Perhaps most sobering of all was Upadhyaya’s recitation of the charges and the “term of imprisonment” that Trump could face “if convicted”. He leaned forward in his chair, listening intently. Was he imagining himself behind bars, the cell door slamming shut? Could anything terrify him more?
Upadhyaya asked for Trump’s plea. “Not guilty,” he said, with an emphasis on “Not”.
The judge agreed to release Trump on conditions, including that he he not have contact about the case with any witnesses unless lawyers are present. In a cordial tone that belied the seriousness of her words, she said: “If you fail to comply with any conditions of your release, a warrant may be issued for your arrest.”
Legal experts suggested this is unusual – but maybe necessary for a man twice impeached and thrice indicted.
Every so often Jack Smith, the steely special counsel who investigated both this case and Trump’s mishandling of classified documents, stared at Trump from about 15ft away on the front row.
Trump has made a career from parlaying personal catastrophe into public spectacle. He used to motorcade to his hotel steakhouse on Pennsylvania Avenue or his golf club in Virginia. Now it has become a ritual to travel to court – in New York, Miami and Washington – with TV cameras in tow.
Outside the building, beyond a ring of steel, there were again TV crews and satellite vans, curious onlookers and a small group of Trump supporters. One, wearing a “Make America great again” cap, waved a giant flag that said: “Trump or death. 1776-2024.”
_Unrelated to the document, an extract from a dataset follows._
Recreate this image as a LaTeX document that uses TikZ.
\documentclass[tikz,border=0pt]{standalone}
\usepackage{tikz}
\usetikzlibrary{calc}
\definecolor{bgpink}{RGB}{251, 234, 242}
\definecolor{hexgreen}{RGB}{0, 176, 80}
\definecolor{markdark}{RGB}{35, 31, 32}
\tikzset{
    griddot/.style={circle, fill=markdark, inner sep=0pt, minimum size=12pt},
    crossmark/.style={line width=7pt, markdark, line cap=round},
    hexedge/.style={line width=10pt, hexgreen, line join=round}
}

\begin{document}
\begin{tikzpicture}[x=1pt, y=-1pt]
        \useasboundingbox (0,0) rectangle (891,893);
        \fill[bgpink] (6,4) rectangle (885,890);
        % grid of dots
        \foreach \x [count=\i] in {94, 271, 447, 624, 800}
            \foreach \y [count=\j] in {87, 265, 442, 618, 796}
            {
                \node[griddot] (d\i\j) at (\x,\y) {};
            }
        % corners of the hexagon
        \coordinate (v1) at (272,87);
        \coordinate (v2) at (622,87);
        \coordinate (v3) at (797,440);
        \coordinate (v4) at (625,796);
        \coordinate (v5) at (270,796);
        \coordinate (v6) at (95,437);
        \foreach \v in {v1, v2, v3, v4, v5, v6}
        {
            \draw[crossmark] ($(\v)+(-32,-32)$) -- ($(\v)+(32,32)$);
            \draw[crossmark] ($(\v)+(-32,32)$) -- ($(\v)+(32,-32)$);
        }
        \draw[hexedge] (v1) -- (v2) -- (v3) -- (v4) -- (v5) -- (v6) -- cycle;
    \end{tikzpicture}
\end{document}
Trump, facing 78 criminal charges in three jurisdictions, seems determined to make these his true judge and jury. Winning the White House back in 2024 could be his last best hope of avoiding jail. Each round of criminal charges has delivered a boost in the Republican primary. On Thursday Trump wrote on his Truth Social media platform: “I need one more indictment to ensure my election!”
Indeed, his one great political insight – “I could stand in the middle of Fifth Avenue and shoot somebody, and I wouldn’t lose any voters, OK?” – was an understatement. Recent events suggest that he would probably gain voters.
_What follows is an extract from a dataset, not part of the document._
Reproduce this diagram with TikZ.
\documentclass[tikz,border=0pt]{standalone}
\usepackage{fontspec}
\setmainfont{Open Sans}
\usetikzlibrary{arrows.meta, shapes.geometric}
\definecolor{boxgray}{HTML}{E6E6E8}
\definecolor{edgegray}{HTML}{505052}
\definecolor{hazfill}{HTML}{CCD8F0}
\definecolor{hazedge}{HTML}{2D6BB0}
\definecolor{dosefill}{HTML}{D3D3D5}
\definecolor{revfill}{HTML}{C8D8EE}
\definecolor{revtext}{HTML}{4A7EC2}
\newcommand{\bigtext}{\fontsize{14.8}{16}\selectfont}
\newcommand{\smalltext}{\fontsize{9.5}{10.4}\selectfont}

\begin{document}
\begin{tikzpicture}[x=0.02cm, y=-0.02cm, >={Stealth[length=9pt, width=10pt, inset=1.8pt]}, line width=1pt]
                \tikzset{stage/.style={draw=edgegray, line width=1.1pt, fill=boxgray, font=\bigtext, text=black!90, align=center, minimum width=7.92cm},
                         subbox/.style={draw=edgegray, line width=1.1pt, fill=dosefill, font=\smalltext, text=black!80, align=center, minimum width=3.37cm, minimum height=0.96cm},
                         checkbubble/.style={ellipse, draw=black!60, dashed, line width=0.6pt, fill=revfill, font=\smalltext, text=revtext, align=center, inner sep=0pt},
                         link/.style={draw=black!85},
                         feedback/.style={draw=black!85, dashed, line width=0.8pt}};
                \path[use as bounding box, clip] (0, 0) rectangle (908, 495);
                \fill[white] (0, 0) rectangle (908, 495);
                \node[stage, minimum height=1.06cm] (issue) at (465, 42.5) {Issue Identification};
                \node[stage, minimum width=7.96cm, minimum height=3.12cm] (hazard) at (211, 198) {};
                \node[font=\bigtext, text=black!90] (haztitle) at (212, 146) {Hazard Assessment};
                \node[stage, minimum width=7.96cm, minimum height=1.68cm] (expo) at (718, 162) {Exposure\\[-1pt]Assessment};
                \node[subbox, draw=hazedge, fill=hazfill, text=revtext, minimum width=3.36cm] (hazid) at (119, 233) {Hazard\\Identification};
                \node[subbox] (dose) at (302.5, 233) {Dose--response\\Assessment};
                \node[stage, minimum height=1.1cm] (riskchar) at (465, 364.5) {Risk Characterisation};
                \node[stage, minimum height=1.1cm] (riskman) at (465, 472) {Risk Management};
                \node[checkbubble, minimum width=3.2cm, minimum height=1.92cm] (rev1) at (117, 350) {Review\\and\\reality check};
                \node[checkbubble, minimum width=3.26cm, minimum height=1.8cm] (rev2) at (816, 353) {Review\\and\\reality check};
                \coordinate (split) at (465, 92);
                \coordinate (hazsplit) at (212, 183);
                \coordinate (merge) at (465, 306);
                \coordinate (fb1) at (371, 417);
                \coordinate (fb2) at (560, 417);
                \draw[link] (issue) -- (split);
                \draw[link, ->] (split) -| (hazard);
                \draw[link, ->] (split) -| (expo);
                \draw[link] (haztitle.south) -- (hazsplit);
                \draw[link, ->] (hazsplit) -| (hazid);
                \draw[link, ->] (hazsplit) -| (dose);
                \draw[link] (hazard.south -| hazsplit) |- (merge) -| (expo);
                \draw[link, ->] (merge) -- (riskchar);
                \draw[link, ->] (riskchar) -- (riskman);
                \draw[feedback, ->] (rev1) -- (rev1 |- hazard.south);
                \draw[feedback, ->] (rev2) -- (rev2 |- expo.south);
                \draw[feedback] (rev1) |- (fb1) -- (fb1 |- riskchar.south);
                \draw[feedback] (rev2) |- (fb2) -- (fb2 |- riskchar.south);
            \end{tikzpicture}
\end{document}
One solution is transparency. Except for a few dozen journalists and judges who attended Thursday’s hearing, the public was denied the chance to see Trump receive his comeuppance after decades of impunity. If they could see the smallness of Trump, some might feel differently.
Presidential historian Michael Beschloss has argued that, given America’s fractured and distorting media lens, the trial of Donald Trump should be broadcast live on television so every voter can witness how no one, not even a president, is above the law. Then the man who promised to make America great again might finally make it great after all.